EFFECTIVE AUTHORITY IN AMERICA

The effectiveness of the exercise of authority in America is measured by its ability to continually gather us into a people moving within boundaries in a common direction. In my experience in different arenas, we as a people are much more effectively dealt with when we have a sense of inclusion in the process, of being genuinely listened to, of being heard, of being respected. Having been heard, included, we go along, usually pretty happily. We accept authority.

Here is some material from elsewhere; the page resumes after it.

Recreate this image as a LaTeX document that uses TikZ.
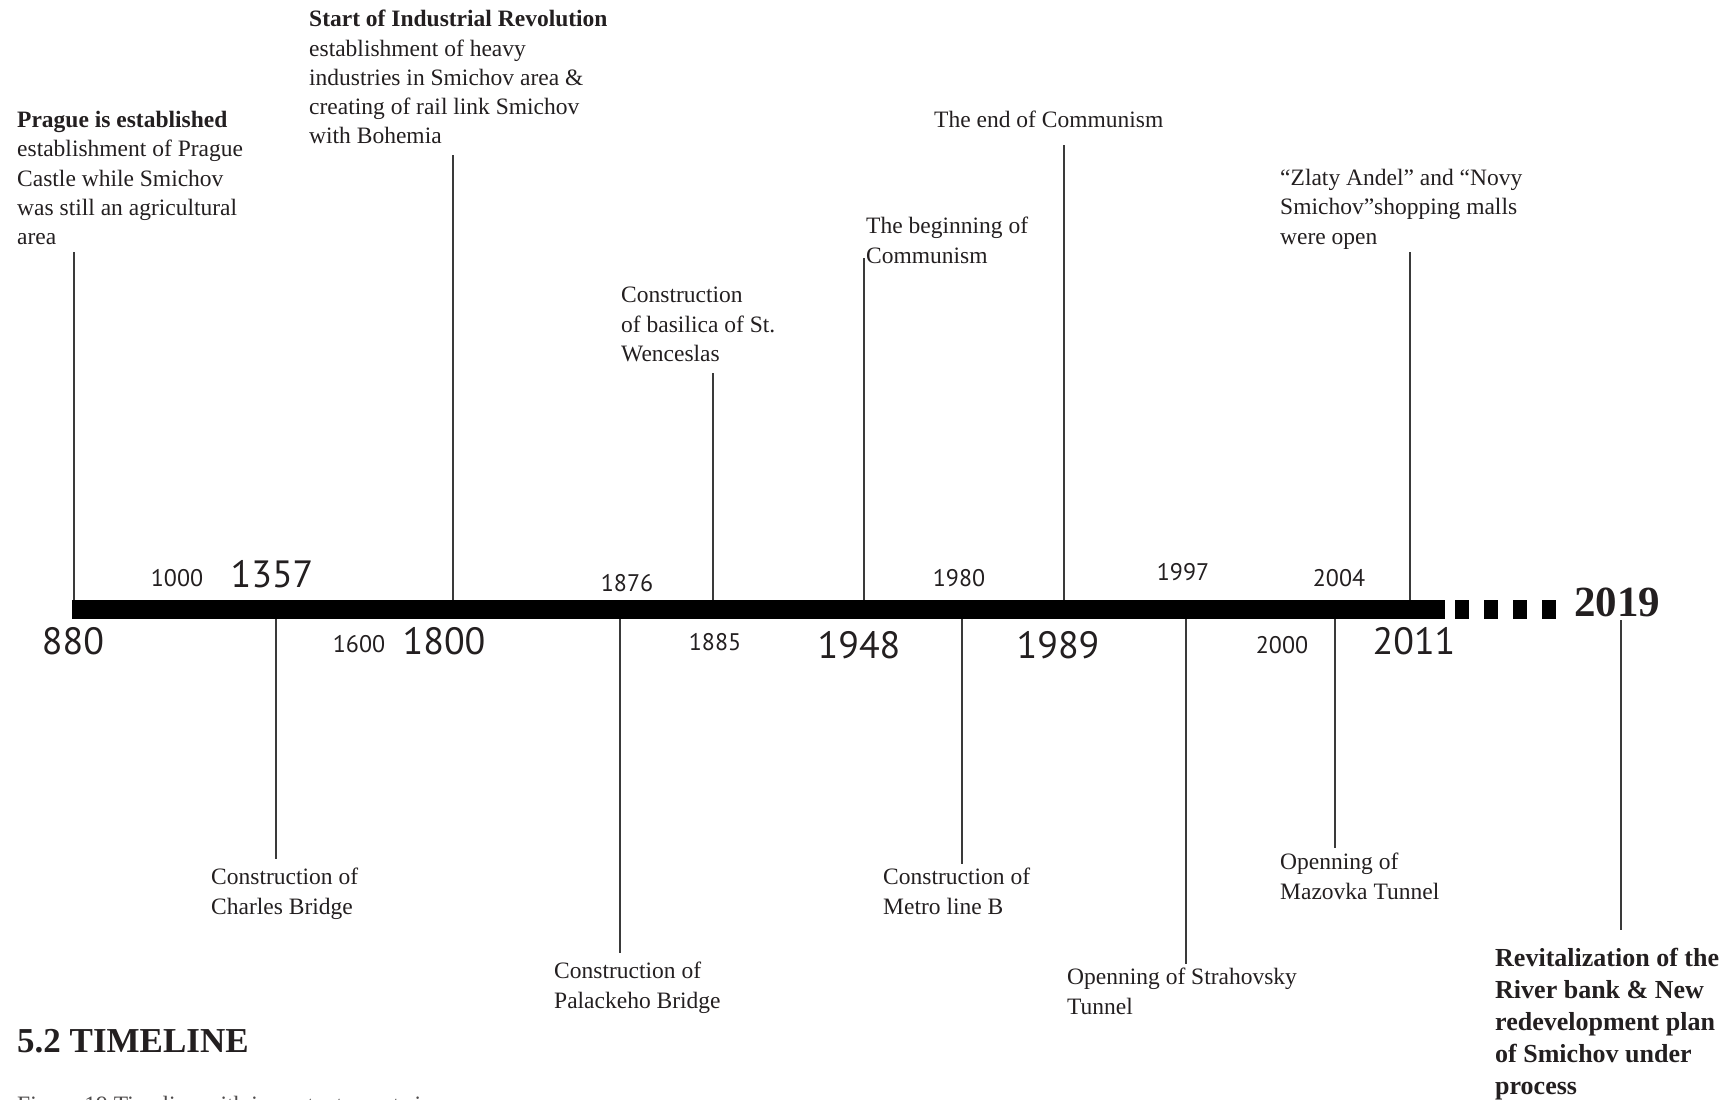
\documentclass[tikz,border=0pt]{standalone}
\usepackage{fontspec}
\setmainfont{Liberation Serif}
\newfontfamily\yearfont{PT Sans}
\definecolor{txt}{HTML}{231F20}
\definecolor{stemgray}{HTML}{3A3A3A}
\newcommand{\evtfont}{\fontsize{23.5}{29.3}\selectfont}
\tikzset{
  event/.style={anchor=north west, inner sep=0pt, align=left, font=\evtfont, text=txt},
  yearbig/.style={inner sep=0pt, text=txt, font=\yearfont\fontsize{38}{38}\selectfont},
  yearsmall/.style={inner sep=0pt, text=txt, font=\yearfont\fontsize{24}{24}\selectfont},
  stem/.style={draw=stemgray, line width=2pt}
}
\begin{document}
\begin{tikzpicture}[x=1pt,y=-1pt]
  \useasboundingbox (0,0) rectangle (1733,1100);
  % main bar and the dashed part up to 2019
  \fill[black] (72,600) rectangle (1445,619);
  \foreach \i in {0,...,3}
    \fill[black] (1455+29*\i,600) rectangle (1469+29*\i,619);
  % stems above the bar
  \foreach \yr/\x/\top in {880/73.5/252,1800/453/155,1885/713/373,1948/864/258,1989/1064/145,2011/1410/252}{
    \coordinate (b\yr) at (\x,600);
    \coordinate (e\yr) at (\x,\top);
    \draw[stem] (b\yr) -- (e\yr);
  }
  % stems below the bar
  \foreach \yr/\x/\bot in {1357/276/859,1876/620/953,1980/962/864,1997/1186/964,2004/1335/848}{
    \coordinate (b\yr) at (\x,619);
    \coordinate (e\yr) at (\x,\bot);
    \draw[stem] (b\yr) -- (e\yr);
  }
  \coordinate (b2019) at (1621,620);
  \coordinate (e2019) at (1621,930);
  \draw[stem] (b2019) -- (e2019);
  % years
  \foreach \yr/\x/\y in {880/73/641,1357/272/574,1800/444/641,1948/859/645,1989/1058/645,2011/1414/641}
    \node[yearbig] (y\yr) at (\x,\y) {\yr};
  \foreach \yr/\x/\y in {1000/177/578,1600/359/644,1876/627/583,1885/715/642,1980/959/578,1997/1183/572,2000/1282/645,2004/1339/578}
    \node[yearsmall] (y\yr) at (\x,\y) {\yr};
  \node[inner sep=0pt, text=txt, font=\bfseries\fontsize{43}{43}\selectfont] (y2019) at (1617,602) {2019};
  % events above
  \node[event] (prague) at (17,111) {\textbf{Prague is established}\\establishment of Prague\\Castle while Smichov\\was still an agricultural\\area};
  \node[event] (industry) at (309,10) {\textbf{Start of Industrial Revolution}\\establishment of heavy\\industries in Smichov area \&\\creating of rail link Smichov\\with Bohemia};
  \node[event] (basilica) at (621,287) {Construction\\of basilica of St.\\Wenceslas};
  \node[event] (commstart) at (866,217) {The beginning of\\Communism};
  \node[event] (commend) at (934,111) {The end of Communism};
  \node[event] (malls) at (1280,169) {“Zlaty Andel” and “Novy\\Smichov”shopping malls\\were open};
  % events below
  \node[event] (charles) at (211,868) {Construction of\\Charles Bridge};
  \node[event] (palacky) at (554,962) {Construction of\\Palackeho Bridge};
  \node[event] (metro) at (883,868) {Construction of\\Metro line B};
  \node[event] (strahov) at (1067,968) {Openning of Strahovsky\\Tunnel};
  \node[event] (mazovka) at (1280,853) {Openning of\\Mazovka Tunnel};
  \node[event, font=\bfseries\fontsize{26}{32}\selectfont] (revital) at (1495,948) {Revitalization of the\\River bank \& New\\redevelopment plan\\of Smichov under\\process};
  % heading and caption
  \node[anchor=west, inner sep=0pt, text=txt, font=\bfseries\fontsize{35}{35}\selectfont] (title) at (17,1041) {5.2 TIMELINE};
  \begin{scope}
    \clip (0,0) rectangle (1733,1100);
    \node[event, text=txt!80] (caption) at (17,1096) {Figure 19 Timeline with important events in};
  \end{scope}
\end{tikzpicture}
\end{document}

For years, I have been drawn again and again to the gospel situation in which Jesus meets the Samaritan woman at Jacob’s well. For a very long time, it seemed to me as if Jesus was harsh and authoritarian in speaking with that woman. But at some stage, I was allowed to see that He was working with her, that He was starting with who she was and where she was in life. How might He reach her, how might she hear Him? He clearly wanted this. There was an exchange between them and she was neither meek nor readily compliant. He worked with her; he did not just command her. He wanted her to hear and understand, and to follow. While He never backed away from speaking directly and with authority, it was not an impersonal exercise of authority.

It is hard to be in authority. It is easy to be impatient. It is easy to shut down, to raise one’s voice, to bluster. It is painful to realize how flawed (our common inner jerk?) each of us is when called to exercise authority. Those among God’s people who are called to this exercise need our prayers, our empathy, our understanding, our realization that we too are prone to stop listening when we feel that we are not listened to, not taken seriously.

The American situation regarding the exercise of authority is that we are not stuck in a position of insistence and resistance. Our common character, our need to be heard, to be taken seriously, to be included is not a nettlesome obstacle to the working of authority. It is the lubricant that allows authority to be taken seriously. It is a blessing for God’s Church.